The women can bat, and I don't mean that to say that as women, they can bat. Except for the physical side of things, the pace of the bowling, the deadly aggression of the bowlers, and the physical damage that men can do if faced by women batswomen, women are almost on par with men, all but the best of men, and with a little bit more experience, they may narrow the gap.

The eight best teams in the world played against each other for a month, and the cricket was good, technically, and it was entertaining, and many of the contests were riveting.

 

BIG TEAMS

 

England and Australia were the big teams, New Zealand were considered next in line, then, probably, the West Indies, and then South Africa and India with Sri Lanka and Pakistan behind.

From the start, there were surprises as South Africa defeated India, England defeated Australia, Australia defeated India, and India defeated England early in the proceeding's during which the West Indies, winners of the World T20, were beaten out of sight and embarrassed along the way.

The 'big four' turned out to be England, Australia, India, and South Africa, and the semi-finals and the final between South Africa and England, Australia and India, and England and India were a fitting tribute to an almost perfect tournament.

Years ago, when I saw the legendary Rachel Heyhoe-Flint of England in action, she was good, and so was Enid Blakewell of England and later, Charlotte Edwards, also of England.
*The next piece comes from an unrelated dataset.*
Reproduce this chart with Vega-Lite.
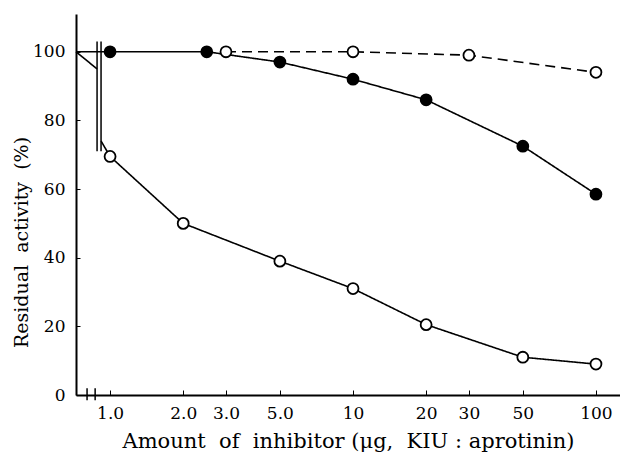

They were, to me, as good as any woman could have been, or were expected to be.

The women of 2017, however, Hermanpreet Kaur of India, 171 not out versus Australia; Chamari Atapattu of Sri Lanka, 178 not out versus Australia; Meg Lanning of Australia, 152 versus Lanka; Mithali Raj of India, 109 versus New Zealand; Punam Rauf of India, 106 versus Australia; and Sarah Taylor of England, 147 versus South Africa, were, to me, a cut above, and especially so, Kaur, whose splendid, undefeated 171 came off 115 deliveries and included 20 fours and seven sixes and also included some fine stroke-play.

On top of that, the innings was played in a semi-final match of the World Cup, the team's score was only 281, and no other batsman, or batswoman, passed a total of 35 runs and only one other got to 20.
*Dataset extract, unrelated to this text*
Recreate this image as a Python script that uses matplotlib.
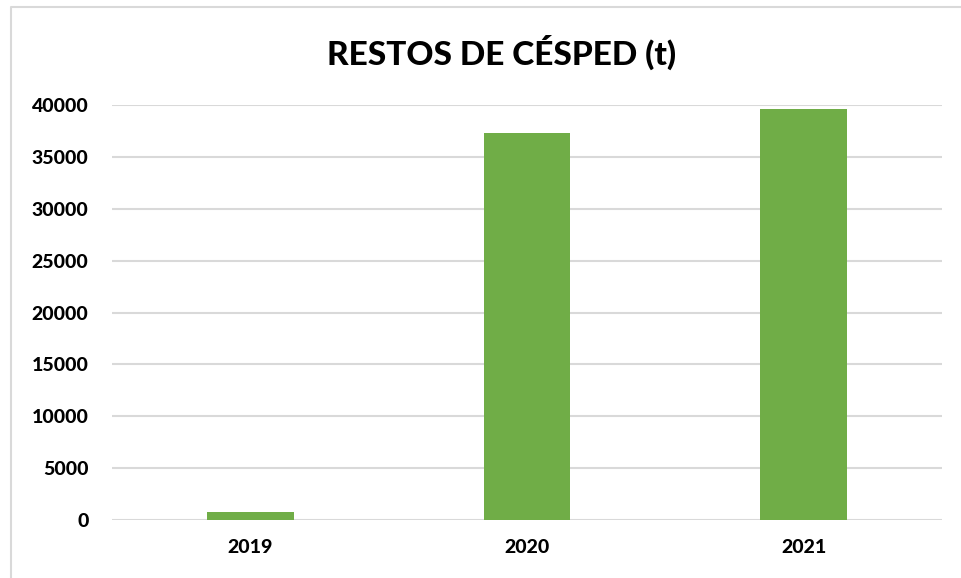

The bowlers, too, were masterly, with Anya Shrubsole of England, Jhulan Goswami, Rajeshari Gayakwad, and Elka Bisht of India, Holly Huddleston on New Zealand, and Dane van Niekesh of South Africa, who took four wickets for no runs against the unfortunate West Indies, being the pick of the lot.

Women's cricket has come a long way since the days of the late 1960s and early 1970s, so far, in fact, that there is now talk of a tournament comparable to the IPL of India.
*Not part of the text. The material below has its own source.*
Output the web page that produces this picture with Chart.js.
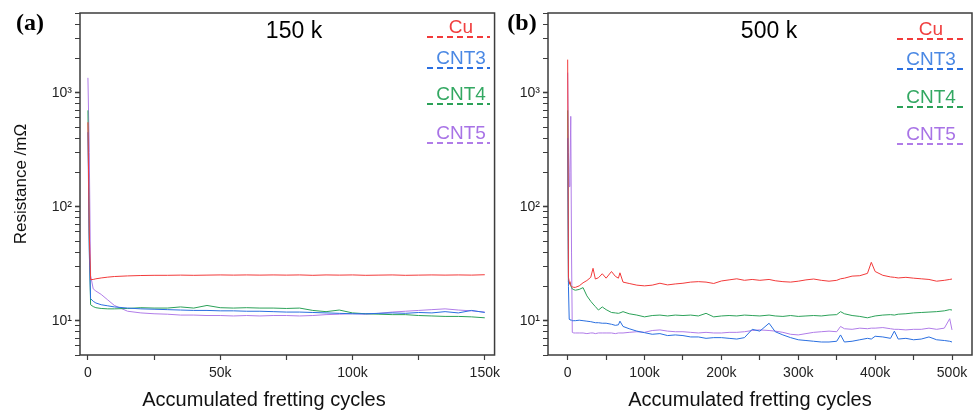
<!DOCTYPE html>
<html>
<head>
<meta charset="utf-8">
<script src="https://cdn.jsdelivr.net/npm/chart.js@4.4.1/dist/chart.umd.min.js"></script>
<style>
  html, body { margin: 0; padding: 0; background: #fff; }
  #wrap { position: relative; width: 976px; height: 410px; overflow: hidden; }
  canvas { position: absolute; top: 0; }
  #chartA { left: 0; }
  #chartB { left: 500px; }
</style>
</head>
<body>
<div id="wrap">
  <canvas id="chartA" width="505" height="410"></canvas>
  <canvas id="chartB" width="476" height="410"></canvas>
</div>
<script>
// series
const seriesNames = ['Cu', 'CNT3', 'CNT4', 'CNT5'];
const lineColors = ['#f23a3a', '#2a6fe0', '#2ba158', '#b07ce8'];
const legendColors = ['#f04040', '#4a88e4', '#33a862', '#a873e6'];

// 150 k run
const cyclesA = [
  0, 500, 1000, 2000, 3000, 5000, 7500, 10000, 15000, 20000,
  25000, 30000, 35000, 40000, 45000, 50000, 55000, 60000, 65000, 70000,
  75000, 80000, 85000, 90000, 95000, 100000, 105000, 110000, 115000, 120000,
  125000, 130000, 135000, 140000, 145000, 150000
];
const cuA = [
  550, 60, 22.9, 23.0, 23.3, 23.7, 24.1, 24.4, 24.7, 24.9,
  25.0, 25.0, 25.1, 25.0, 25.1, 25.2, 25.1, 25.2, 25.1, 25.2,
  25.1, 25.2, 25.0, 25.2, 25.1, 25.2, 25.0, 25.1, 25.2, 25.0,
  25.1, 25.2, 25.1, 25.2, 25.1, 25.3
];
const cnt3A = [
  450, 40, 15.6, 14.8, 14.3, 13.8, 13.5, 13.2, 12.9, 12.7,
  12.6, 12.5, 12.4, 12.3, 12.3, 12.2, 12.2, 12.1, 12.1, 12.0,
  11.9, 11.9, 11.8, 11.7, 11.6, 11.5, 11.5, 11.6, 11.7, 11.6,
  11.8, 11.7, 12.0, 11.7, 12.3, 11.8
];
const cnt4A = [
  700, 50, 13.8, 13.3, 13.0, 12.8, 12.7, 12.7, 12.8, 13.0,
  12.9, 12.9, 13.2, 12.9, 13.6, 13.0, 12.9, 13.0, 12.9, 12.9,
  12.8, 12.9, 12.3, 12.0, 12.4, 11.7, 11.5, 11.4, 11.3, 11.3,
  11.1, 11.0, 10.9, 10.9, 10.8, 10.6
];
const cnt5A = [
  1350, 300, 25, 19.0, 18.2, 17.0, 15.2, 13.6, 12.1, 11.7,
  11.5, 11.4, 11.2, 11.2, 11.1, 11.1, 11.0, 11.1, 11.0, 11.1,
  11.1, 11.0, 11.1, 11.3, 11.4, 11.5, 11.4, 11.6, 11.9, 12.1,
  12.3, 12.5, 12.7, 12.4, 12.2, 11.9
];

// 500 k run
const cyclesB = [
  0, 1000, 2000, 3000, 4000, 5000, 6000, 8000, 10000, 15000,
  20000, 25000, 30000, 33000, 36000, 40000, 45000, 50000, 57000, 62000,
  66000, 68000, 72000, 80000, 90000, 100000, 110000, 120000, 130000, 140000,
  150000, 160000, 170000, 180000, 190000, 200000, 210000, 220000, 230000, 240000,
  250000, 262000, 270000, 280000, 290000, 300000, 310000, 320000, 330000, 340000,
  350000, 355000, 360000, 370000, 380000, 390000, 395000, 400000, 410000, 420000,
  425000, 430000, 440000, 450000, 460000, 470000, 480000, 490000, 497000, 500000
];
const cuB = [
  1950, 24.0, 22.0, 21.0, 20.3, 20.0, 19.8, 19.6, 19.6, 20.2,
  21.5, 22.5, 24.0, 28.8, 23.2, 23.8, 25.8, 23.6, 27.0, 24.5,
  23.6, 26.3, 21.8, 21.2, 20.5, 20.2, 20.5, 21.3, 20.6, 21.0,
  21.3, 21.8, 22.0, 21.8, 21.2, 22.3, 22.8, 23.3, 22.6, 23.0,
  22.6, 23.0, 22.4, 22.0, 21.8, 22.2, 22.8, 23.2, 22.6, 22.2,
  22.6, 23.3, 23.6, 24.6, 24.8, 26.0, 32.5, 27.0, 25.0, 24.2,
  24.0, 23.7, 24.0, 23.6, 23.3, 23.0, 22.2, 22.6, 23.0, 23.2
];
const cnt3B = [
  400, 20.0, 10.3, 10.2, 10.1, 10.1, 10.0, 10.0, 10.0, 10.1,
  10.0, 9.9, 9.8, 9.7, 9.6, 9.6, 9.5, 9.5, 9.3, 9.1,
  9.2, 9.9, 8.9, 8.5, 8.1, 7.85, 7.6, 7.7, 7.4, 7.5,
  7.4, 7.2, 7.2, 7.0, 7.1, 7.1, 7.0, 6.9, 7.1, 8.4,
  8.1, 9.5, 8.0, 7.5, 7.1, 6.8, 6.7, 6.6, 6.5, 6.5,
  6.6, 7.5, 6.5, 6.6, 6.8, 7.0, 6.9, 7.3, 7.2, 7.0,
  8.1, 6.9, 7.0, 6.8, 6.9, 7.2, 6.8, 6.7, 6.6, 6.5
];
const cnt4B = [
  700, 22.0, 21.5, 21.0, 20.3, 19.5, 19.0, 18.7, 18.5, 18.8,
  19.5, 16.5, 14.8, 14.0, 13.3, 12.4, 13.2, 12.5, 11.8, 11.7,
  11.6, 11.7, 12.0, 11.5, 11.2, 10.8, 11.1, 11.2, 11.0, 11.2,
  11.1, 11.2, 11.0, 11.6, 10.8, 11.0, 11.1, 11.0, 11.2, 11.1,
  11.0, 11.2, 11.0, 10.9, 11.1, 10.9, 11.0, 11.1, 11.0, 11.2,
  11.3, 12.0, 11.5, 11.1, 10.9, 10.6, 10.8, 11.0, 11.2, 11.3,
  11.2, 11.4, 11.5, 11.7, 11.8, 11.9, 12.0, 12.2, 12.5, 12.4
];
const cnt5B = [
  1500, 300, 150, 200, 620, 40, 7.9, 7.8, 7.8, 7.8,
  7.8, 7.7, 7.8, 7.8, 7.7, 7.8, 7.8, 7.8, 7.8, 7.7,
  7.8, 7.8, 7.8, 7.9, 8.0, 7.9, 8.2, 8.3, 8.1, 8.0,
  8.0, 7.9, 7.8, 7.9, 7.8, 7.8, 7.9, 7.9, 8.0, 8.2,
  8.3, 8.2, 8.1, 7.9, 7.6, 7.5, 7.7, 7.9, 8.0, 8.1,
  8.0, 8.9, 8.5, 8.4, 8.6, 8.5, 8.6, 8.6, 8.7, 8.5,
  8.4, 8.4, 8.3, 8.4, 8.4, 8.6, 8.4, 8.6, 10.4, 8.3
];

// axis ticks
const xTicksA = [0, 25000, 50000, 75000, 100000, 125000, 150000];
const xTickLabelsA = ['0', '', '50k', '', '100k', '', '150k'];
const xTicksB = [0, 50000, 100000, 150000, 200000, 250000, 300000, 350000, 400000, 450000, 500000];
const xTickLabelsB = ['0', '', '100k', '', '200k', '', '300k', '', '400k', '', '500k'];
const yTicks = [5, 6, 7, 8, 9, 10, 20, 30, 40, 50, 60, 70, 80, 90, 100,
  200, 300, 400, 500, 600, 700, 800, 900, 1000, 2000, 3000, 4000, 5000];
const yMajor = [10, 100, 1000];
const yMajorLabels = ['10¹', '10²', '10³'];

const SANS = '"Liberation Sans", Arial, sans-serif';

// frame, panel letter, title, axis titles and dashed legend
const panelDecor = {
  id: 'panelDecor',
  afterDraw(chart, args, o) {
    const ctx = chart.ctx;
    const a = chart.chartArea;
    ctx.save();
    ctx.strokeStyle = '#3c3c3c';
    ctx.lineWidth = 1.5;
    ctx.strokeRect(a.left, a.top, a.right - a.left, a.bottom - a.top);

    ctx.fillStyle = '#000';
    ctx.textAlign = 'center';
    ctx.textBaseline = 'middle';
    ctx.font = 'bold 24px "Liberation Serif", "Times New Roman", serif';
    ctx.fillText(o.letter, o.letterX, 24);

    ctx.textBaseline = 'alphabetic';
    ctx.font = '23px ' + SANS;
    ctx.fillText(o.title, o.titleX, 38);

    ctx.fillStyle = '#111';
    ctx.font = '20px ' + SANS;
    ctx.fillText('Accumulated fretting cycles', o.xTitleX, 406);

    if (o.yTitle) {
      ctx.save();
      ctx.translate(21, (a.top + a.bottom) / 2);
      ctx.rotate(-Math.PI / 2);
      ctx.textBaseline = 'middle';
      ctx.font = '17px ' + SANS;
      ctx.fillText(o.yTitle, 0, 0);
      ctx.restore();
    }

    ctx.font = '19px ' + SANS;
    ctx.lineWidth = 2;
    ctx.setLineDash([6, 4]);
    chart.data.datasets.forEach((ds, i) => {
      const y = o.legendY[i];
      ctx.fillStyle = legendColors[i];
      ctx.fillText(ds.label, o.legendTextX, y - 4.5);
      ctx.strokeStyle = ds.borderColor;
      ctx.beginPath();
      ctx.moveTo(o.legendX0, y);
      ctx.lineTo(o.legendX1, y);
      ctx.stroke();
    });
    ctx.restore();
  }
};

function makeDatasets(cycles, values) {
  return values.map((vals, i) => ({
    label: seriesNames[i],
    data: cycles.map((c, j) => ({ x: c, y: vals[j] })),
    borderColor: lineColors[i],
    borderWidth: 1,
    pointRadius: 0,
    tension: 0,
    fill: false
  }));
}

function makeChart(id, cycles, values, xr, xTicks, xLabels, yAxisWidth, pad, decor) {
  return new Chart(document.getElementById(id), {
    type: 'line',
    data: { datasets: makeDatasets(cycles, values) },
    options: {
      responsive: false,
      animation: false,
      layout: { padding: pad },
      plugins: { legend: { display: false }, tooltip: { enabled: false }, panelDecor: decor },
      scales: {
        x: {
          type: 'linear',
          min: xr[0],
          max: xr[1],
          afterBuildTicks: s => { s.ticks = xTicks.map(v => ({ value: v })); },
          afterFit: s => { s.height = 55; },
          border: { display: false },
          grid: { drawOnChartArea: false, drawTicks: true, tickLength: 5, tickColor: '#3c3c3c', tickWidth: 1.2 },
          ticks: {
            autoSkip: false, maxRotation: 0, padding: 5,
            color: '#222', font: { family: SANS, size: 14 },
            callback: (v, i) => xLabels[i]
          }
        },
        y: {
          type: 'logarithmic',
          min: 5,
          max: 5000,
          afterBuildTicks: s => { s.ticks = yTicks.map(v => ({ value: v })); },
          afterFit: s => { s.width = yAxisWidth; },
          border: { display: false },
          grid: {
            drawOnChartArea: false, drawTicks: true, tickLength: 5, tickColor: '#3c3c3c',
            tickWidth: c => (yMajor.includes(c.tick && c.tick.value) ? 1.6 : 1)
          },
          ticks: {
            autoSkip: false, padding: 3,
            color: '#222', font: { family: SANS, size: 14 },
            callback: v => { const k = yMajor.indexOf(v); return k >= 0 ? yMajorLabels[k] : ''; }
          }
        }
      }
    },
    plugins: [panelDecor]
  });
}

makeChart('chartA', cyclesA, [cuA, cnt3A, cnt4A, cnt5A], [-3000, 153700],
  xTicksA, xTickLabelsA, 80, { left: 0, right: 2, top: 13, bottom: 0 },
  { letter: '(a)', letterX: 30, title: '150 k', titleX: 294, xTitleX: 264,
    yTitle: 'Resistance /mΩ',
    legendX0: 427, legendX1: 490, legendTextX: 461, legendY: [37, 68, 104, 143] });

makeChart('chartB', cyclesB, [cuB, cnt3B, cnt4B, cnt5B], [-25600, 526000],
  xTicksB, xTickLabelsB, 48, { left: 0, right: 4, top: 13, bottom: 0 },
  { letter: '(b)', letterX: 22, title: '500 k', titleX: 269, xTitleX: 250,
    legendX0: 397, legendX1: 467, legendTextX: 431, legendY: [39, 69, 107, 144] });
</script>
</body>
</html>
Can a women's tournament of that magnitude really see the light of the day, and can it pay for itself?

 

CONTINUED IMPROVEMENT

 

If the players continue to improve at the present rate, if they continue to dedicate themselves, practise and train regularly as they obviously do now in countries like England and Australia, maybe in India and South Africa, and if they continue to produce and to parade not only in the manner of the likes of Raj, Kaur, Sarah Taylor, Lanning, Stafanie Taylor, Dottin, but also of others like Heather Knight and Natallie Sciver of England, Ellyse Perry and Ellyse Villani of Australia, it certainly will.

It will take more dedication from the players, it will take hard work, and especially for the West Indies, it will take a structure of development by Cricket West Indies and the various territories, and hard work by the players.

It will also take a whole lot of support and money.

The packed house at Lord's was not there for the novelty. It was there to see cricket, good cricket, and it will go again and again to see good and exciting cricket.